I have realized many American people do not have the privilege of living for their dreams as they can only wish to escape their nightmare of everyday life. I have realized solely focusing on chasing my dreams effectively prevents me from actually caring about those people.  

For a while, I was told America was a Christian nation. This is the one point I have long rejected even before college. Jesus taught his followers to unconditionally care for and feed the poor and needy, not to tell them to “Get a job!” as they die from hunger. 

Jesus taught his followers to love and pray for enemies, not to hate them and celebrate when they are killed. Jesus taught his followers to worship God only, not to worship a flag whose significance is inconsistent from person to person and falls light-years short of the cross. Jesus laid down his life for the restoration of all. America wages war for the security of the few. 

For a while, I was told that to be an American meant to love freedom. Slavery was abolished in 1865, women were given the right to vote in 1920 and in 1964, the Civil Rights Act was passed that finally gave everyone equal freedom (on paper, at least). But I find myself asking, “How did all of the occurrences that necessitated such legislation even happen in a country that has boasted of ‘freedom’ since its inception?”

I have learned that the profit accumulated from African-American slavery was foundational to the economic freedom that many of us enjoy. This foundation was built on the stolen ground of someone else’s home. 

Mass incarceration is the new U.S. slavery. People are denied humane treatment daily based on their race, ethnicity, religion or sexuality. Corporations are thriving off of low-wage/slave labor overseas, and on the other end, we are made slaves to consumerism. 

Much of our taxes fund constant war, putting innocent people into lives of fear or into their graves as our military is sent to fight for corporate interests. I never wish to disrespect the American military lives lost in war, but I cannot understand why we believe these lives must keep ending.

So it feels like freedom for many of us. It feels like we are almost constantly driving down the highway with the windows down and our hair blowing in the wind, but maybe if we turned the music down for a second, we would hear the screams of the people unwillingly giving their lives to keep the engine running and wheels turning. 

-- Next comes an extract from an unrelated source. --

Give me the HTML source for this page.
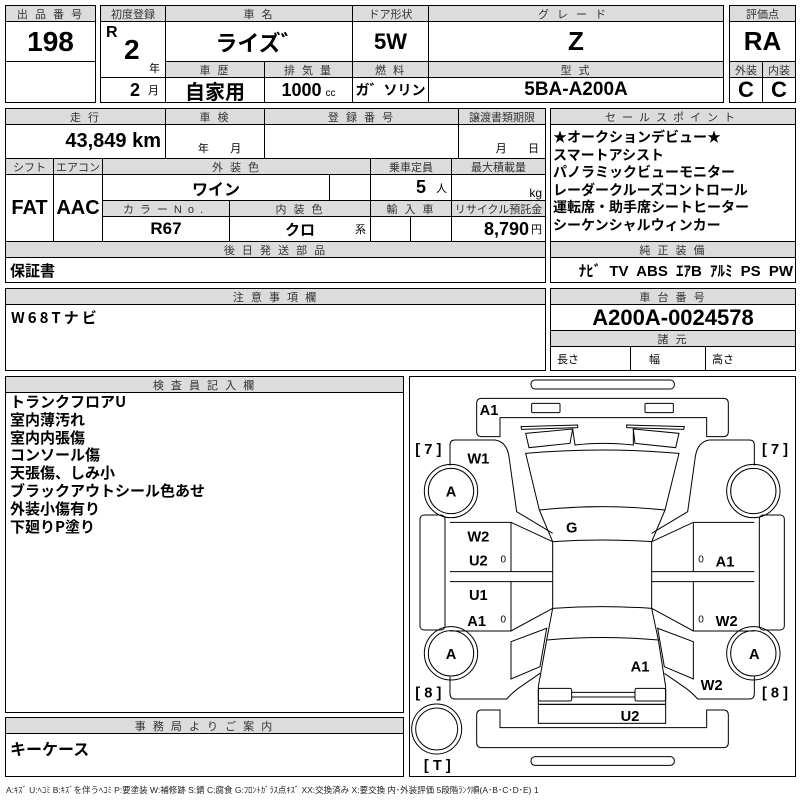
<!DOCTYPE html>
<html><head><meta charset="utf-8"><style>
body{margin:0;width:800px;height:800px;background:#fff;position:relative;overflow:hidden;font-family:"Liberation Sans","Noto Sans CJK JP",sans-serif;}
.c{position:absolute;border:1px solid #000;box-sizing:border-box;display:flex;align-items:center;justify-content:center;overflow:hidden;white-space:nowrap;color:#000}
.h{background:#dcdcdc;font-size:11px;color:#333;letter-spacing:2px;}
.n{font-family:"Liberation Sans Narrow","Liberation Sans","Noto Sans CJK JP",sans-serif;font-weight:bold;}
.j{font-family:"Noto Sans CJK JP",sans-serif;font-weight:bold;}
</style></head><body>
<div class="c h" style="left:5px;top:5px;width:91px;height:17px">出 品 番 号</div>
<div class="c n" style="left:5px;top:21px;width:91px;height:41px;font-size:28px">198</div>
<div class="c" style="left:5px;top:61px;width:91px;height:42px"></div>
<div class="c h" style="left:100px;top:5px;width:66px;height:17px;letter-spacing:0">初度登録</div>
<div class="c h" style="left:165px;top:5px;width:188px;height:17px">車 名</div>
<div class="c h" style="left:352px;top:5px;width:77px;height:17px;letter-spacing:0">ドア形状</div>
<div class="c h" style="left:428px;top:5px;width:296px;height:17px;letter-spacing:8px">グレード</div>
<div class="c" style="left:100px;top:21px;width:66px;height:57px"><span class="n" style="position:absolute;left:5px;top:2px;font-size:16px">R</span><span class="n" style="position:absolute;left:23px;top:12px;font-size:28px">2</span><span style="position:absolute;left:48px;top:38px;font-size:11px">年</span></div>
<div class="c n" style="left:165px;top:21px;width:188px;height:41px;font-size:22px">ライズ゛</div>
<div class="c n" style="left:352px;top:21px;width:77px;height:41px;font-size:22px">5W</div>
<div class="c n" style="left:428px;top:21px;width:296px;height:41px;font-size:26px">Z</div>
<div class="c h" style="left:165px;top:61px;width:100px;height:17px">車 歴</div>
<div class="c h" style="left:264px;top:61px;width:89px;height:17px">排 気 量</div>
<div class="c h" style="left:352px;top:61px;width:77px;height:17px">燃 料</div>
<div class="c h" style="left:428px;top:61px;width:296px;height:17px">型 式</div>
<div class="c" style="left:100px;top:77px;width:66px;height:26px;justify-content:flex-end;padding-right:6px"><span class="n" style="font-size:18px">2</span><span style="font-size:11px;margin-left:8px">月</span></div>
<div class="c j" style="left:165px;top:77px;width:100px;height:26px;font-size:20px">自家用</div>
<div class="c" style="left:264px;top:77px;width:89px;height:26px"><span class="n" style="font-size:18px">1000</span><span style="font-size:10px;margin-left:4px;margin-top:6px">cc</span></div>
<div class="c n" style="left:352px;top:77px;width:77px;height:26px;font-size:14px">ガ゛ソリン</div>
<div class="c n" style="left:428px;top:77px;width:296px;height:26px;font-size:19px">5BA-A200A</div>
<div class="c h" style="left:729px;top:5px;width:67px;height:17px;letter-spacing:0">評価点</div>
<div class="c n" style="left:729px;top:21px;width:67px;height:41px;font-size:26px">RA</div>
<div class="c h" style="left:729px;top:61px;width:34px;height:17px;letter-spacing:0">外装</div>
<div class="c h" style="left:762px;top:61px;width:34px;height:17px;letter-spacing:0">内装</div>
<div class="c n" style="left:729px;top:77px;width:34px;height:26px;font-size:22px">C</div>
<div class="c n" style="left:762px;top:77px;width:34px;height:26px;font-size:22px">C</div>
<div class="c h" style="left:5px;top:108px;width:161px;height:17px">走 行</div>
<div class="c h" style="left:165px;top:108px;width:100px;height:17px">車 検</div>
<div class="c h" style="left:264px;top:108px;width:195px;height:17px">登 録 番 号</div>
<div class="c h" style="left:458px;top:108px;width:88px;height:17px;letter-spacing:0">譲渡書類期限</div>
<div class="c" style="left:5px;top:124px;width:161px;height:35px;justify-content:flex-end;padding-right:4px"><span class="n" style="font-size:20px">43,849 km</span></div>
<div class="c" style="left:165px;top:124px;width:100px;height:35px;font-size:11px;align-items:flex-end;padding-bottom:2px">&nbsp;&nbsp;&nbsp;年&nbsp;&nbsp;&nbsp;&nbsp;&nbsp;&nbsp;&nbsp;月</div>
<div class="c" style="left:264px;top:124px;width:195px;height:35px"></div>
<div class="c" style="left:458px;top:124px;width:88px;height:35px;font-size:11px;align-items:flex-end;padding-bottom:2px;justify-content:flex-end;padding-right:6px">月&nbsp;&nbsp;&nbsp;&nbsp;&nbsp;&nbsp;&nbsp;日</div>
<div class="c h" style="left:5px;top:158px;width:49px;height:17px;letter-spacing:0">シフト</div>
<div class="c h" style="left:53px;top:158px;width:50px;height:17px;letter-spacing:0">エアコン</div>
<div class="c h" style="left:102px;top:158px;width:269px;height:17px">外 装 色</div>
<div class="c h" style="left:370px;top:158px;width:82px;height:17px;letter-spacing:0">乗車定員</div>
<div class="c h" style="left:451px;top:158px;width:95px;height:17px;letter-spacing:0">最大積載量</div>
<div class="c n" style="left:5px;top:174px;width:49px;height:68px;font-size:20px">FAT</div>
<div class="c n" style="left:53px;top:174px;width:50px;height:68px;font-size:20px">AAC</div>
<div class="c n" style="left:102px;top:174px;width:228px;height:27px;font-size:16px">ワイン</div>
<div class="c" style="left:329px;top:174px;width:42px;height:27px"></div>
<div class="c" style="left:370px;top:174px;width:82px;height:27px;justify-content:flex-end;padding-right:4px"><span class="n" style="font-size:18px">5</span><span style="font-size:11px;margin-left:10px">人</span></div>
<div class="c" style="left:451px;top:174px;width:95px;height:27px;justify-content:flex-end;padding-right:3px;font-size:12px;align-items:flex-end">kg</div>
<div class="c h" style="left:102px;top:200px;width:128px;height:17px;letter-spacing:6px">カラーNo.</div>
<div class="c h" style="left:229px;top:200px;width:142px;height:17px">内 装 色</div>
<div class="c h" style="left:370px;top:200px;width:82px;height:17px">輸 入 車</div>
<div class="c h" style="left:451px;top:200px;width:95px;height:17px;letter-spacing:0">リサイクル預託金</div>
<div class="c n" style="left:102px;top:216px;width:128px;height:26px;font-size:17px">R67</div>
<div class="c" style="left:229px;top:216px;width:142px;height:26px"><span class="n" style="font-size:15px">クロ</span><span style="position:absolute;right:4px;font-size:11px">系</span></div>
<div class="c" style="left:370px;top:216px;width:41px;height:26px"></div>
<div class="c" style="left:410px;top:216px;width:42px;height:26px"></div>
<div class="c" style="left:451px;top:216px;width:95px;height:26px;justify-content:flex-end;padding-right:3px"><span class="n" style="font-size:18px">8,790</span><span style="font-size:11px;margin-left:2px">円</span></div>
<div class="c h" style="left:5px;top:241px;width:541px;height:17px">後 日 発 送 部 品</div>
<div class="c j" style="left:5px;top:257px;width:541px;height:26px;justify-content:flex-start;padding-left:4px;font-size:15px">保証書</div>
<div class="c h" style="left:550px;top:108px;width:246px;height:17px;letter-spacing:6px">セールスポイント</div>
<div class="c j" style="left:550px;top:124px;width:246px;height:118px;display:block;font-size:14px;line-height:17.6px;padding:4px 0 0 2px">★オークションデビュー★<br>スマートアシスト<br>パノラミックビューモニター<br>レーダークルーズコントロール<br>運転席・助手席シートヒーター<br>シーケンシャルウィンカー</div>
<div class="c h" style="left:550px;top:241px;width:246px;height:17px">純 正 装 備</div>
<div class="c n" style="left:550px;top:257px;width:246px;height:26px;font-size:15px;word-spacing:4px;justify-content:flex-end;padding-right:2px">ﾅﾋﾞ TV ABS ｴｱB ｱﾙﾐ PS PW</div>
<div class="c h" style="left:5px;top:288px;width:541px;height:17px">注 意 事 項 欄</div>
<div class="c j" style="left:5px;top:304px;width:541px;height:67px;align-items:flex-start;justify-content:flex-start;padding:2px 0 0 5px;font-size:15px;letter-spacing:3px">W68Tナビ</div>
<div class="c h" style="left:550px;top:288px;width:246px;height:17px">車 台 番 号</div>
<div class="c n" style="left:550px;top:304px;width:246px;height:27px;font-size:22px">A200A-0024578</div>
<div class="c h" style="left:550px;top:330px;width:246px;height:17px">諸 元</div>
<div class="c" style="left:550px;top:346px;width:81px;height:25px;justify-content:flex-start;padding-left:6px;font-size:11px">長さ</div>
<div class="c" style="left:630px;top:346px;width:76px;height:25px;justify-content:flex-start;padding-left:18px;font-size:11px">幅</div>
<div class="c" style="left:705px;top:346px;width:91px;height:25px;justify-content:flex-start;padding-left:6px;font-size:11px">高さ</div>
<div class="c h" style="left:5px;top:376px;width:399px;height:17px">検 査 員 記 入 欄</div>
<div class="c j" style="left:5px;top:392px;width:399px;height:321px;display:block;font-size:15px;line-height:17.8px;padding:0 0 0 4px">トランクフロアU<br>室内薄汚れ<br>室内内張傷<br>コンソール傷<br>天張傷、しみ小<br>ブラックアウトシール色あせ<br>外装小傷有り<br>下廻りP塗り</div>
<div class="c h" style="left:5px;top:717px;width:399px;height:17px">事 務 局 よ り ご 案 内</div>
<div class="c j" style="left:5px;top:733px;width:399px;height:44px;align-items:flex-start;justify-content:flex-start;padding:2px 0 0 4px;font-size:16px">キーケース</div>
<div class="c" style="left:409px;top:376px;width:387px;height:401px"></div>
<div style="position:absolute;left:6px;top:784px;font-size:8.5px;white-space:nowrap;color:#222">A:ｷｽﾞ U:ﾍｺﾐ B:ｷｽﾞを伴うﾍｺﾐ P:要塗装 W:補修跡 S:錆 C:腐食 G:ﾌﾛﾝﾄｶﾞﾗｽ点ｷｽﾞ XX:交換済み X:要交換 内･外装評価 5段階ﾗﾝｸ順(A･B･C･D･E) 1</div>
<svg style="position:absolute;left:405px;top:375px" width="395" height="400" viewBox="0 0 1185 1200">
<g fill="none" stroke="#000" stroke-width="3">
<rect x="378" y="15" width="430" height="27" rx="12"/>
<rect x="378" y="1145" width="430" height="26" rx="12"/>
<path d="M230,70 H955 Q970,70 970,85 V170 Q970,185 955,185 H905 V128 H285 V185 H230 Q215,185 215,170 V85 Q215,70 230,70 Z"/>
<path d="M230,1005 H285 V1058 H905 V1005 H955 Q970,1005 970,1020 V1103 Q970,1118 955,1118 H230 Q215,1118 215,1103 V1020 Q215,1005 230,1005 Z"/>
<rect x="380" y="85" width="85" height="28" rx="3"/>
<rect x="720" y="85" width="85" height="28" rx="3"/>
<path d="M348,155 L518,150 L518,158 L350,163 Z"/>
<path d="M665,150 L838,155 L836,163 L665,158 Z"/>
<path d="M362,175 L503,162 L495,205 L372,218 Z"/>
<path d="M685,162 L822,175 L812,218 L690,205 Z"/>
<path d="M503,162 L510,210 Q592,200 685,210 L685,162"/>
<path d="M362,235 Q592,215 822,235 L780,405 Q592,385 403,405 Z"/>
<path d="M403,405 L443,500 Q592,490 740,500 L780,405"/>
<path d="M443,500 V700 Q592,690 740,700 V500"/>
<path d="M443,700 L425,795 Q592,780 760,795 L740,700"/>
<path d="M425,795 L400,935 V988 H782 V935 L760,795"/>
<rect x="400" y="940" width="100" height="38" rx="5"/>
<rect x="690" y="940" width="92" height="38" rx="5"/>
<path d="M500,952 H690 M500,966 H690"/>
<rect x="400" y="988" width="382" height="57"/>
<circle cx="95" cy="1062" r="75"/><circle cx="95" cy="1062" r="63"/>
<g id="L">
<path d="M135,272 V210 Q135,195 150,195 H270 Q305,200 312,245 L335,410 L443,475"/>
<path d="M135,442 H318 L443,500 M318,442 V590 M135,590 H443 M135,620 H443 M135,768 H318 L443,700 M318,620 V768"/>
<path d="M318,800 L425,760 L405,875 L318,912 Z"/>
<path d="M135,905 V955 Q135,972 150,972 H305 Q320,955 340,940 L405,895"/>
<rect x="45" y="420" width="75" height="345" rx="12"/>
<circle cx="138" cy="348" r="80"/><circle cx="138" cy="348" r="68"/>
<circle cx="138" cy="835" r="80"/><circle cx="138" cy="835" r="68"/>
</g>
<use href="#L" transform="translate(1183,0) scale(-1,1)"/>
</g>
<g font-family="Liberation Sans Narrow, Liberation Sans, sans-serif" font-weight="bold" font-size="44" text-anchor="middle" fill="#000">
<text x="252" y="120">A1</text><text x="220" y="265">W1</text><text x="138" y="365">A</text>
<text x="220" y="500">W2</text><text x="220" y="572">U2</text><text x="220" y="675">U1</text><text x="215" y="753">A1</text>
<text x="138" y="852">A</text><text x="500" y="473">G</text><text x="960" y="575">A1</text><text x="965" y="753">W2</text>
<text x="1048" y="852">A</text><text x="705" y="890">A1</text><text x="920" y="945">W2</text><text x="675" y="1038">U2</text>
<text x="70" y="237">[ 7 ]</text><text x="1110" y="237">[ 7 ]</text><text x="70" y="967">[ 8 ]</text><text x="1110" y="967">[ 8 ]</text><text x="97" y="1185">[ T ]</text>
<text x="295" y="563" font-size="30" font-weight="normal">0</text><text x="295" y="743" font-size="30" font-weight="normal">0</text>
<text x="888" y="563" font-size="30" font-weight="normal">0</text><text x="888" y="743" font-size="30" font-weight="normal">0</text>
</g>
</svg>
</body></html>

I think what it means to be an American is to constantly ask yourself what it means. You ask it enough until you can transcend it and come to asking yourself, “What does it mean to be human?” 

Then it does not matter so much what it means to be an American, and you no longer have to convince yourself that America actually stands for “life, liberty and the pursuit of happiness.” 

To be an American might not mean much of anything once you ask more than one person, but to be human in large part is to worship, to love and to work for something. We can subscribe to what we have been told, and we can worship, love, listen to and work for only things that keep us comfortable (physically and emotionally). 

Or, we can use those human capabilities to live out this American fantasy in our own lives, where we see our neighbor – American or not – and love them. And we hope and fight for their voice to be heard, for their dream to be possible and for their freedom to be true. 

The lost arts of compassion and empathy start to overtake that hatred that has been clinging to our bones. And you realize to be human does not mean to seek convenience and personal prosperity at the cost of inconvenience and struggle of someone else. 

I do not know what it means to be an American. But whatever it means, I know it will always be but a mask of what it means to be human.